In either direction - perhaps you could just directly empirically approximate an exchange rate by training MLPs of various sizes to distill a self-attention layer? Given the sloppiness in attention patterns, it wouldn't necessarily have to be all that accurate. And you could do this for each layer to de-attend a NN, which ought to have nice performance characteristics in addition to being a PoC.

(My prediction would be that the parameter-optimal MLP equivalent would have a width vs depth scaling law such that increasing large Transformer heads would be approximated by increasingly skinny deep MLP stacks, to allow switching/mixing by depth. And that you could probably come up with an initialization for the MLPs which makes them start off with self-attention-like activity, like you can come up with Transformer initializations that mimic CNN inductive priors.
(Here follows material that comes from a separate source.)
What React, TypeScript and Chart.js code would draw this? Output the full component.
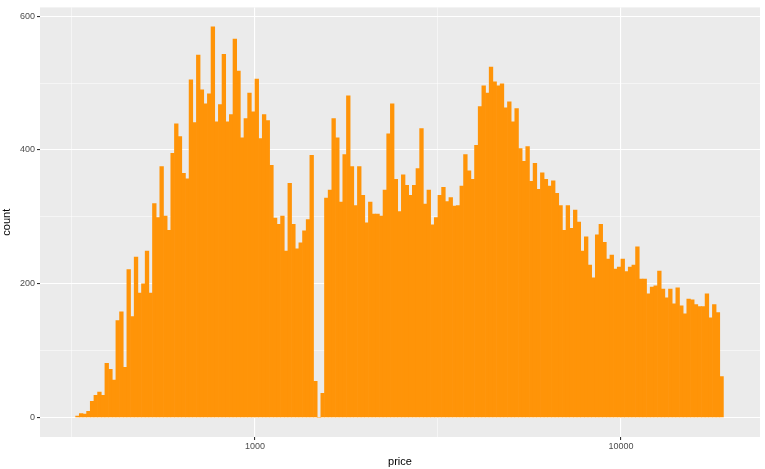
import { useEffect, useRef } from 'react';
import { Chart, registerables } from 'chart.js';

Chart.register(...registerables);

// histogram of price on a log10 scale, bin width 0.01 in log10 units
const firstBinCenter = 2.515;
const binWidth = 0.01;
const counts = [
  2, 6, 5, 9, 24, 33, 38, 33, 81, 72, 56, 145, 158, 75, 221, 151, 240, 186, 200, 249,
  186, 320, 299, 375, 301, 280, 395, 439, 420, 365, 357, 505, 441, 542,
  490, 469, 484, 584, 442, 468, 543, 442, 453, 566, 518, 418, 447, 485, 457, 506,
  417, 453, 444, 377, 298, 289, 301, 249, 350, 289, 252, 261, 279, 296, 392, 54, 0, 36, 328, 340,
  447, 418, 322, 393, 481, 375, 317, 375, 332, 291, 322, 304, 304, 301, 340, 424, 469, 356,
  308, 363, 347, 332, 347, 372, 432, 319, 340, 288, 299, 332, 344, 323, 329, 316, 317,
  346, 393, 369, 356, 407, 465, 496, 485, 524, 502, 496, 499, 463, 472, 442, 462, 402, 383,
  405, 353, 380, 341, 366, 356, 346, 354, 335, 317, 280, 317, 283, 310, 292, 249, 270, 228,
  209, 273, 289, 262, 237, 243, 222, 225, 237, 218, 225, 228, 255, 207, 207, 185, 195, 197,
  219, 192, 179, 192, 170, 194, 167, 155, 177, 176, 169, 166, 166, 185, 149, 169, 157, 61
];
const xBreaks = [2.5, 3, 3.5, 4];
const xLabelled = [3, 4];
const yBreaks = [0, 100, 200, 300, 400, 500, 600];
const yLabelled = [0, 200, 400, 600];

const panelBg = {
  id: 'panelBg',
  beforeDraw(chart: Chart) {
    const { ctx, chartArea } = chart;
    ctx.save();
    ctx.fillStyle = '#EBEBEB';
    ctx.fillRect(chartArea.left, chartArea.top, chartArea.right - chartArea.left, chartArea.bottom - chartArea.top);
    ctx.restore();
  }
};

export default function App() {
  const canvasRef = useRef<HTMLCanvasElement>(null);

  useEffect(() => {
    document.body.style.margin = '0';
    if (!canvasRef.current) return;
    const data = counts.map((c, i) => ({ x: firstBinCenter + i * binWidth, y: c }));
    const chart = new Chart(canvasRef.current, {
      type: 'bar',
      data: {
        datasets: [{
          data,
          backgroundColor: '#FF9408',
          barPercentage: 1,
          categoryPercentage: 1,
          borderWidth: 0
        }]
      },
      plugins: [panelBg],
      options: {
        responsive: false,
        animation: false,
        layout: { padding: { top: 5, right: 5, left: 0, bottom: 0 } },
        plugins: { legend: { display: false }, tooltip: { enabled: false } },
        scales: {
          x: {
            type: 'linear',
            offset: false,
            min: 2.4126,
            max: 4.38,
            afterBuildTicks: (s: any) => { s.ticks = xBreaks.map(v => ({ value: v })); },
            afterFit: (s: any) => { s.height = 32; },
            grid: {
              offset: false,
              color: '#FFFFFF',
              lineWidth: (c: any) => (xLabelled.includes(c.tick?.value) ? 1.1 : 0.5),
              tickLength: 3,
              tickColor: (c: any) => (xLabelled.includes(c.tick?.value) ? '#333333' : 'rgba(0,0,0,0)'),
              drawOnChartArea: true
            },
            border: { display: false },
            ticks: {
              color: '#4D4D4D',
              font: { family: 'Liberation Sans', size: 9 },
              padding: 1,
              maxRotation: 0,
              autoSkip: false,
              callback: (v: any) => (xLabelled.includes(v) ? String(Math.round(Math.pow(10, v))) : '')
            },
            title: {
              display: true,
              text: 'price',
              color: '#000000',
              font: { family: 'Liberation Sans', size: 11 },
              padding: { top: 0, bottom: 0 }
            }
          },
          y: {
            min: -29.2,
            max: 613.2,
            afterBuildTicks: (s: any) => { s.ticks = yBreaks.map(v => ({ value: v })); },
            afterFit: (s: any) => { s.width = 40; },
            grid: {
              color: '#FFFFFF',
              lineWidth: (c: any) => (yLabelled.includes(c.tick?.value) ? 1.1 : 0.5),
              tickLength: 3,
              tickColor: (c: any) => (yLabelled.includes(c.tick?.value) ? '#333333' : 'rgba(0,0,0,0)')
            },
            border: { display: false },
            ticks: {
              color: '#4D4D4D',
              font: { family: 'Liberation Sans', size: 9 },
              padding: 2,
              autoSkip: false,
              callback: (v: any) => (yLabelled.includes(v) ? String(v) : '')
            },
            title: {
              display: true,
              text: 'count',
              color: '#000000',
              font: { family: 'Liberation Sans', size: 11 },
              padding: { top: 0, bottom: 2 }
            }
          }
        }
      }
    });
    return () => chart.destroy();
  }, []);

  return <canvas ref={canvasRef} width={765} height={469} style={{ display: 'block', background: '#FFFFFF' }} />;
}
Then you could just drop the distillation entirely and create a MLPized Transformer from scratch.)

Incidentally, maybe I missed this in the writeup, but this post is only providing an injective self-attention → MLP construction, right?
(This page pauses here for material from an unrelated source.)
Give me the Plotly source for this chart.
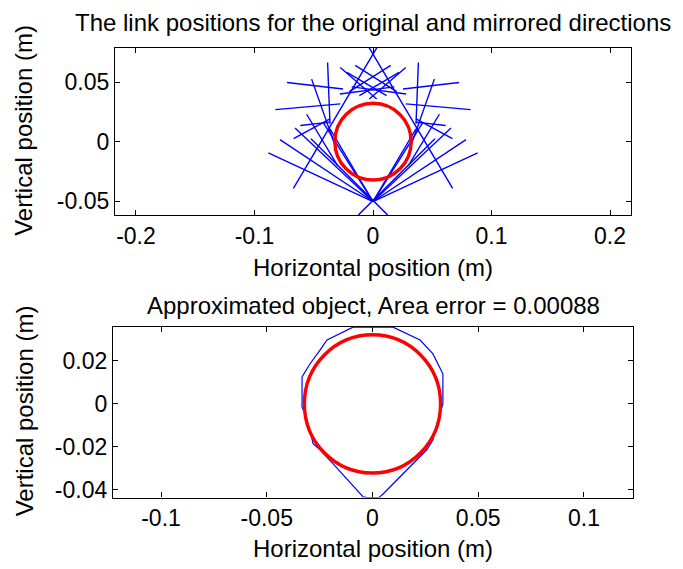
import plotly.graph_objects as go

# ---------------- data ----------------
# red object (circle) : centre and radius in metres
obj_cx, obj_cy, obj_r = 0.0, 0.0, 0.0322

# link segments (original + mirrored), metres
link_x0 = [0.0034, -0.0034, 0.0124, -0.0124, -0.0883, 0.0883, -0.0785, 0.0785, -0.0658, 0.0658,
           -0.0726, 0.0726, -0.0824, 0.0824, -0.0383, 0.0383, -0.0518, 0.0518, -0.0276, 0.0276,
           -0.0220, 0.0220, -0.0670, 0.0670, -0.0613, 0.0613, -0.0363, 0.0363,
           0.0, 0.0, -0.0150, 0.0150, -0.0280, 0.0280, -0.0560, 0.0560]
link_y0 = [0.0792, 0.0792, -0.0617, -0.0617, -0.0094, -0.0094, 0.0017, 0.0017, 0.0114, 0.0114,
           0.0497, 0.0497, 0.0269, 0.0269, 0.0664, 0.0664, 0.0525, 0.0525, 0.0622, 0.0622,
           0.0581, 0.0581, 0.0025, 0.0025, 0.0136, 0.0136, 0.0108, 0.0108,
           -0.0503, -0.0503, 0.0640, 0.0640, 0.0400, 0.0400, 0.0230, 0.0230]
link_x1 = [-0.0672, 0.0672, -0.0523, 0.0523, 0.0, 0.0, 0.0, 0.0, 0.0, 0.0,
           -0.0253, 0.0253, -0.0276, 0.0276, -0.0363, 0.0363, -0.0310, 0.0310, 0.0031, -0.0031,
           0.0115, -0.0115, -0.0363, 0.0363, -0.0363, 0.0363, 0.0, 0.0,
           -0.0420, 0.0420, 0.0200, -0.0200, 0.0180, -0.0180, -0.0300, 0.0300]
link_y1 = [-0.0392, -0.0392, 0.0025, 0.0025, -0.0503, -0.0503, -0.0503, -0.0503, -0.0503, -0.0503,
           0.0442, 0.0442, 0.0317, 0.0317, 0.0150, 0.0150, -0.0061, -0.0061, 0.0358, 0.0358,
           0.0386, 0.0386, 0.0192, 0.0192, 0.0164, 0.0164, -0.0503, -0.0503,
           0.0160, 0.0160, 0.0420, 0.0420, 0.0460, 0.0460, -0.0200, -0.0200]

# approximated object outline (metres)
approx_x = [-0.0092, -0.0215, -0.0248, -0.0296, -0.0333, -0.0333, -0.0319, -0.0296, -0.0281,
            -0.0248, -0.0187, -0.0121, -0.0045, -0.0025, 0.0030, 0.0050, 0.0130, 0.0190,
            0.0257, 0.0286, 0.0305, 0.0333, 0.0333, 0.0286, 0.0225, 0.0097, -0.0092]
approx_y = [0.0358, 0.0298, 0.0251, 0.0186, 0.0126, -0.0014, -0.0047, -0.0121, -0.0186,
            -0.0214, -0.0279, -0.0353, -0.0433, -0.0437, -0.0437, -0.0420, -0.0340, -0.0279,
            -0.0214, -0.0167, -0.0093, 0.0000, 0.0140, 0.0233, 0.0298, 0.0358, 0.0358]

top_xticks = [-0.2, -0.1, 0, 0.1, 0.2]
top_yticks = [-0.05, 0, 0.05]
bot_xticks = [-0.1, -0.05, 0, 0.05, 0.1]
bot_yticks = [-0.04, -0.02, 0, 0.02]

title_top = "The link positions for the original and mirrored directions"
title_bot = "Approximated object, Area error = 0.00088"
xlabel = "Horizontal position (m)"
ylabel = "Vertical position (m)"

# ---------------- figure ----------------
W, H = 683, 569
FONT = "Liberation Sans, Arial, sans-serif"

lx, ly = [], []
for a, b, c, d in zip(link_x0, link_y0, link_x1, link_y1):
    lx += [a, c, None]
    ly += [b, d, None]

fig = go.Figure()
fig.add_trace(go.Scatter(x=lx, y=ly, mode="lines", line=dict(color="#0000ff", width=1.4),
                         xaxis="x", yaxis="y", hoverinfo="skip", showlegend=False))
fig.add_trace(go.Scatter(x=approx_x, y=approx_y, mode="lines", line=dict(color="#0000ff", width=1.2),
                         xaxis="x2", yaxis="y2", hoverinfo="skip", showlegend=False))

for xr, yr in (("x", "y"), ("x2", "y2")):
    fig.add_shape(type="circle", xref=xr, yref=yr,
                  x0=obj_cx - obj_r, x1=obj_cx + obj_r, y0=obj_cy - obj_r, y1=obj_cy + obj_r,
                  line=dict(color="#ff0000", width=3.4), layer="above")

def px(x):
    return x / W

def py(y):
    return 1 - y / H

ax_common = dict(showline=True, linecolor="black", linewidth=1.3, mirror="allticks",
                 ticks="inside", ticklen=5, tickwidth=1.2, tickcolor="black",
                 showgrid=False, zeroline=False,
                 tickfont=dict(family=FONT, size=23, color="black"))

fig.update_layout(
    width=W, height=H, margin=dict(l=0, r=0, t=0, b=0),
    paper_bgcolor="white", plot_bgcolor="white",
    xaxis=dict(domain=[px(115), px(631)], range=[-0.2177, 0.2177], anchor="y",
               tickvals=top_xticks, ticktext=["-0.2", "-0.1", "0", "0.1", "0.2"], **ax_common),
    yaxis=dict(domain=[py(217), py(48)], range=[-0.0617, 0.079], anchor="x",
               tickvals=top_yticks, ticktext=["-0.05", "0", "0.05"], **ax_common),
    xaxis2=dict(domain=[px(113), px(633)], range=[-0.1227, 0.1232], anchor="y2",
                tickvals=bot_xticks, ticktext=["-0.1", "-0.05", "0", "0.05", "0.1"], **ax_common),
    yaxis2=dict(domain=[py(502), py(330)], range=[-0.0437, 0.0358], anchor="x2",
                tickvals=bot_yticks, ticktext=["-0.04", "-0.02", "0", "0.02"], **ax_common),
)

def ann(text, x, y, size=24, angle=0):
    fig.add_annotation(text=text, x=px(x), y=py(y), xref="paper", yref="paper",
                       showarrow=False, textangle=angle, xanchor="center", yanchor="middle",
                       font=dict(family=FONT, size=size, color="black"))

ann(title_top, 373, 23, 24)
ann(xlabel, 373, 270, 24)
ann(ylabel, 24, 132, 24, -90)
ann(title_bot, 373, 308, 24)
ann(xlabel, 373, 553, 24)
ann(ylabel, 24, 415, 24, -90)

fig.write_html("out.html", config={"displayModeBar": False},
               post_script="document.body.style.margin='0';document.body.style.overflow='hidden';")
Either I'm misunderstanding you or you're misunderstanding me, but I think I've shown the opposite: any MLP layer can be converted to a self-attention layer. (Well, in this post I actually show how to convert the MLP layer to 3 self-attention layers, but in my follow-up I show how you can get it in one.) I don't claim that you can do a self-attention → MLP construction.
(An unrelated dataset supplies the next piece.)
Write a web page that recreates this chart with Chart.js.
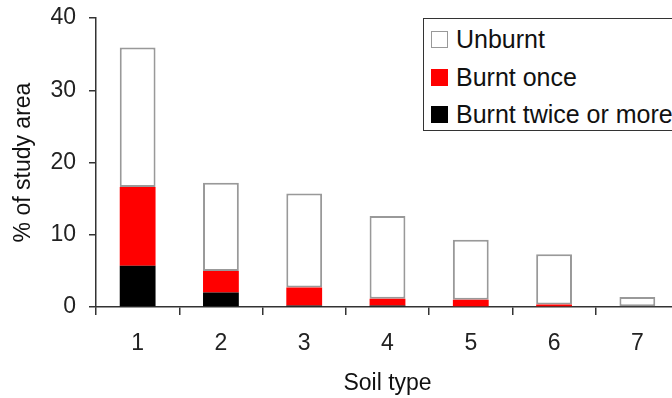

Converting an arbitrary MLP layer to a self-attention layer is presumably doable - at least with enough parameters - but remains unknown

This is what I think I show here! Let the unknown be known!

Unfortunate that the construction is so inefficient: 12 heads → 3,000 heads or 250x inflation is big enough to be practically irrelevant (maybe theoretically too).

Yes, this is definitely at an "interesting trivia" level of efficiency. Unfortunately, the construction is built around using 1 attention head per hidden dimension, so I don't see any obvious way to improve the number of heads. The only angle I have for this to be useful at current scale is that Anthropic (paraphrased) said "oh we can do interpretability on attention heads but not MLPs", so the conversion of the later into the former might supplement their techniques.

Yes, you're right. My bad; I was skimming in a hurry before heading out while focused on my own hobbyhorse of 'how to make MLPs beat Transformers?'. Knew I was missing something, so glad I checked. Now that you put it that way, the intuition is a lot clearer, and shrinking it seems a lot harder: one head per hidden dim/neuron is a straightforward construction but also unclear how much you could be guaranteed to shrink it by trying to merge heads...

The empirical approach, in both directions, might be the best bet here, and has the advantage of being the sort of thing that someone junior could get interesting results on quickly with minimal hardware.